=== Source data ===

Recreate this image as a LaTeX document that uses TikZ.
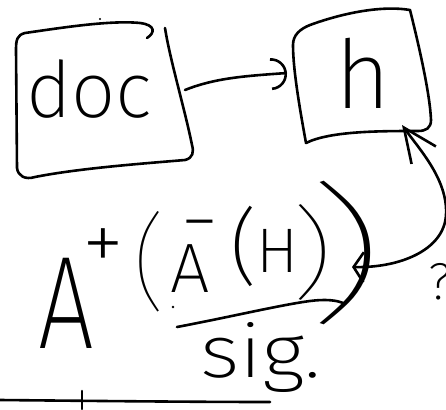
\documentclass[tikz,border=0pt]{standalone}
\usepackage{fontspec}
\setmainfont{Fira Sans ExtraLight}
\newfontfamily\thinfont{Fira Sans Thin}
\usetikzlibrary{arrows.meta}
\newcommand\fs[1]{\fontsize{#1}{#1}\selectfont}
\begin{document}
\begin{tikzpicture}[x=1pt,y=-1pt,
  pen/.style={line width=2.6pt,line cap=round,line join=round},
  txt/.style={inner sep=0pt,outer sep=0pt}]
\useasboundingbox (0,0) rectangle (446,409);
% boxes
\draw[pen] (147,38) .. controls (155,33) and (156,25) .. (140,23)
  .. controls (110,20) and (60,28) .. (25,33)
  .. controls (17,35) and (16,40) .. (16,50) -- (17,168)
  .. controls (18,176) and (25,180) .. (35,177)
  .. controls (80,168) and (150,163) .. (185,160)
  .. controls (193,158) and (194,152) .. (192,145)
  .. controls (185,110) and (170,60) .. (165,28);
\draw[pen] (306,143) .. controls (300,110) and (293,70) .. (293,45)
  .. controls (293,35) and (300,29) .. (310,25)
  .. controls (340,14) and (380,5) .. (410,10)
  .. controls (420,50) and (430,95) .. (431,120)
  .. controls (431,128) and (426,131) .. (418,131)
  .. controls (380,131) and (330,131) .. (306,143) -- cycle;
\fill (100,19) circle (1.2pt);
\fill (173,307) circle (1.4pt);
% texts
\node[txt,anchor=base] (doc) at (89,117) {\fs{78}doc};
\node[txt,anchor=base] (h) at (363,108) {\fs{95}h};
\node[txt,anchor=base,xscale=0.75] (A1) at (66,348) {\fs{132}A};
\node[txt] (plus) at (103,250) {\fs{85}+};
\node[txt] (p1) at (150,262) {\thinfont\fs{105}(};
\node[txt] (minus) at (200,233) {\fs{75}−};
\node[txt,anchor=base] (A2) at (190,292) {\fs{70}A};
\node[txt] (p2) at (244,246) {\fs{83}(};
\node[txt,anchor=base] (H) at (278,272) {\fs{63}H};
\node[txt,xscale=1.4] (p3) at (312,252) {\thinfont\fs{100})};
\node[txt,xscale=1.8] (p4) at (345,253) {\thinfont\fs{150})};
\node[txt,anchor=base,xscale=1.15] (sig) at (261,377) {\fs{74}sig.};
\node[txt] (q) at (440,282) {\fs{52}?};
% connectors
\coordinate (docE) at (185,90);
\coordinate (hW) at (287,73);
\coordinate (hB) at (402,125);
\coordinate (parR) at (352,267);
\draw[pen,-{Arc Barb[length=16pt,width=32pt]}] (docE) .. controls (215,78) and (245,76) .. (hW);
\draw[pen,{Straight Barb[length=34pt,width=30pt]}-{Straight Barb[length=10pt,width=30pt]}]
  (hB) .. controls (420,150) and (448,180) .. (446,215)
  .. controls (444,250) and (400,268) .. (parR);
% underline and base line
\draw[pen] (177,327) .. controls (230,317) and (280,305) .. (310,301)
  .. controls (325,299) and (338,300) .. (345,304);
\draw[pen] (0,400) .. controls (100,401) and (200,402) .. (270,402);
\draw[pen] (82,391) -- (82,409);
\end{tikzpicture}
\end{document}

===

* **The task**
Repeat the listing in full and exactly. Do not include any images.

* **Written solution**
Recreate this image as a LaTeX document that uses TikZ.
\documentclass[tikz,border=0pt]{standalone}
\usepackage{fontspec}
\setmainfont{Fira Sans ExtraLight}
\newfontfamily\thinfont{Fira Sans Thin}
\usetikzlibrary{arrows.meta}
\newcommand\fs[1]{\fontsize{#1}{#1}\selectfont}
\begin{document}
\begin{tikzpicture}[x=1pt,y=-1pt,
  pen/.style={line width=2.6pt,line cap=round,line join=round},
  txt/.style={inner sep=0pt,outer sep=0pt}]
\useasboundingbox (0,0) rectangle (446,409);
% boxes
\draw[pen] (147,38) .. controls (155,33) and (156,25) .. (140,23)
  .. controls (110,20) and (60,28) .. (25,33)
  .. controls (17,35) and (16,40) .. (16,50) -- (17,168)
  .. controls (18,176) and (25,180) .. (35,177)
  .. controls (80,168) and (150,163) .. (185,160)
  .. controls (193,158) and (194,152) .. (192,145)
  .. controls (185,110) and (170,60) .. (165,28);
\draw[pen] (306,143) .. controls (300,110) and (293,70) .. (293,45)
  .. controls (293,35) and (300,29) .. (310,25)
  .. controls (340,14) and (380,5) .. (410,10)
  .. controls (420,50) and (430,95) .. (431,120)
  .. controls (431,128) and (426,131) .. (418,131)
  .. controls (380,131) and (330,131) .. (306,143) -- cycle;
\fill (100,19) circle (1.2pt);
\fill (173,307) circle (1.4pt);
% texts
\node[txt,anchor=base] (doc) at (89,117) {\fs{78}doc};
\node[txt,anchor=base] (h) at (363,108) {\fs{95}h};
\node[txt,anchor=base,xscale=0.75] (A1) at (66,348) {\fs{132}A};
\node[txt] (plus) at (103,250) {\fs{85}+};
\node[txt] (p1) at (150,262) {\thinfont\fs{105}(};
\node[txt] (minus) at (200,233) {\fs{75}−};
\node[txt,anchor=base] (A2) at (190,292) {\fs{70}A};
\node[txt] (p2) at (244,246) {\fs{83}(};
\node[txt,anchor=base] (H) at (278,272) {\fs{63}H};
\node[txt,xscale=1.4] (p3) at (312,252) {\thinfont\fs{100})};
\node[txt,xscale=1.8] (p4) at (345,253) {\thinfont\fs{150})};
\node[txt,anchor=base,xscale=1.15] (sig) at (261,377) {\fs{74}sig.};
\node[txt] (q) at (440,282) {\fs{52}?};
% connectors
\coordinate (docE) at (185,90);
\coordinate (hW) at (287,73);
\coordinate (hB) at (402,125);
\coordinate (parR) at (352,267);
\draw[pen,-{Arc Barb[length=16pt,width=32pt]}] (docE) .. controls (215,78) and (245,76) .. (hW);
\draw[pen,{Straight Barb[length=34pt,width=30pt]}-{Straight Barb[length=10pt,width=30pt]}]
  (hB) .. controls (420,150) and (448,180) .. (446,215)
  .. controls (444,250) and (400,268) .. (parR);
% underline and base line
\draw[pen] (177,327) .. controls (230,317) and (280,305) .. (310,301)
  .. controls (325,299) and (338,300) .. (345,304);
\draw[pen] (0,400) .. controls (100,401) and (200,402) .. (270,402);
\draw[pen] (82,391) -- (82,409);
\end{tikzpicture}
\end{document}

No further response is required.